The PCU Dolphins are the senior athletic teams that represent Philippine Christian University. They are currently playing at the National Athletic Association of Schools, Colleges and Universities (NAASCU), after spending a leave of absence from the National Collegiate Athletic Association (Philippines) basketball.

Their 2004 title was their only NCAA basketball title. The juniors team are the Baby Dolphins while the women's team are the Lady Dolphins.

After the revelation in early 2007 that several of PCU's junior basketball players entered the university using fraudulent papers, the league suspended the school for the 2007-08. With the agreement that their seniors team can play on the 2008-09 season, the school took a voluntary leave of absence from the league starting at the 2009-10 season, in which they should re-apply their membership if ever they intend to return.

==Name==
Originally, the PCU administration chose a killer whale, but they instead chose a mammal close to their heart, the dolphin. The Juniors (high school) team are the Baby Dolphins.

==Basketball==

===History===
The PCU Dolphins entered the NCAA in 1996 headed by Orly Torrente (Seniors) and Karl de Guia (Juniors). Then known as the PCU Saints then went to the latter known, PCU Dolphins. They were known for their exemplary defense and hunger for the ball, leading to their only NCAA championship in 2004. The Dolphins' only problem is that they cannot seem to keep a head coach.

Players from the Baby Dolphins have left to join other college teams. These have included Ronjay Buenafe (EAC Generals), Rabeh Al-Hussaini (Ateneo Blue Eagles), James Mangahas (De La Salle Green Archers), Allan Mangahas (Mapua Cardinals), Jake Pascual (San Beda Red Lions) and Gabby Martinez.

===PCU eligibility scandal===
After allegations of identity switching circulated via text messaging, Philippine Christian University (PCU) was investigated by the Management Committee (MANCOM) for alleged eligibility infractions on several of its varsity teams. The MANCOM has completed its own investigation and are waiting for PCU's internal investigation and has hinted of suspending the Dolphins for Season 83 after PCU's representatives did not show up in the MANCOM meeting.

After the deliberation by the MANCOM, the NCAA, via a statement issued by NCAA and José Rizal University (JRU) President Vicente Fabella, suspended the Dolphins from all events after four players of the Baby Dolphins basketball team were found to have used falsified documents.

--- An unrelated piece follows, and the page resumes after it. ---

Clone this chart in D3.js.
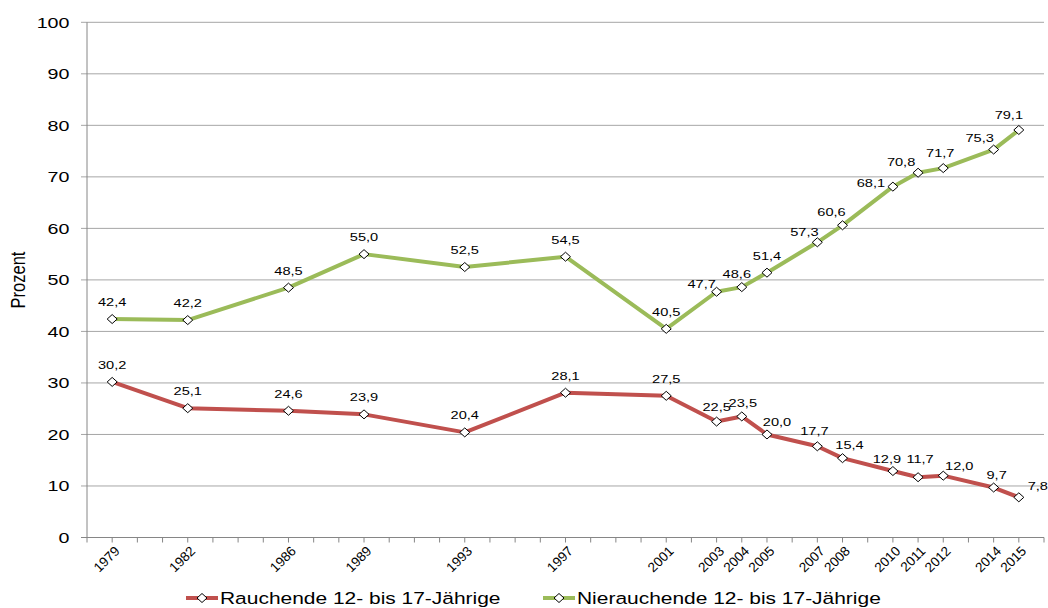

The Baby Dolphins were ordered to return their second-place trophy from last season's tournament and all individual awards. The senior Dolphins' 2005-06 general championship trophy was retained, however.

===Rivalries===
- Letran Knights - Met twice in the Final 4 (PCU won both), once in the Finals (Letran won)
- San Beda Red Lions - Met once in the Finals (San Beda won and ended 28 years of Championship drought)

===Juniors===
- Allan Mangahas - Mapua Cardinals, 2005 NCAA Juniors MVP
- Ronjay Buenafe -EAC Generals, Meralco Bolts
- Rabeh Al-Hussaini - Ateneo Blue Eagles, Meralco Bolts, 2009 UAAP MVP, 2010 UAAP Finals MVP
- Niño Dayao- PCU Dolphins assistant coach, 2008
- Jake Pascual - San Beda Red Lions, Star Hotshots, 2006 NCAA Juniors MVP, Sinag Pilipinas (2011 SEA Games team)
- Wilson San Diego
- Mario Ronaldo Quijado
- Rafael Paul Doma
- CJ Isidoro
- Jose Castro Jr - PCU Baby Dolphins 2003 Rookie MVP
- Eugene Pohol
- Peter Buenafe
- Paul Buenafe
- Manuel Jimenez
- Nico Bagawisan
- Lloyd Burgos
- Gabriel Martinez
- Jett Vidal - Perpetual Altas
- Jeffrey Rosales
- John Paul Peter Palma
- Vonn Ryan Ramiro - 2 Sports Discipline Basketball and Track and Field - Gold Medalist Discus Throw Juniors 1999, 2000 and 2001 Bronze Medal 2000 Shot Put Juniors
- Antonio Mendenilla - Juniors Track and Field MVP 2003

===Withdrawal from the NCAA===

Rumors have leaked that PCU will not be with the NCAA at the start of the 85th season. Reasons for this are as follows: (note: the ff. reasons are still rumors)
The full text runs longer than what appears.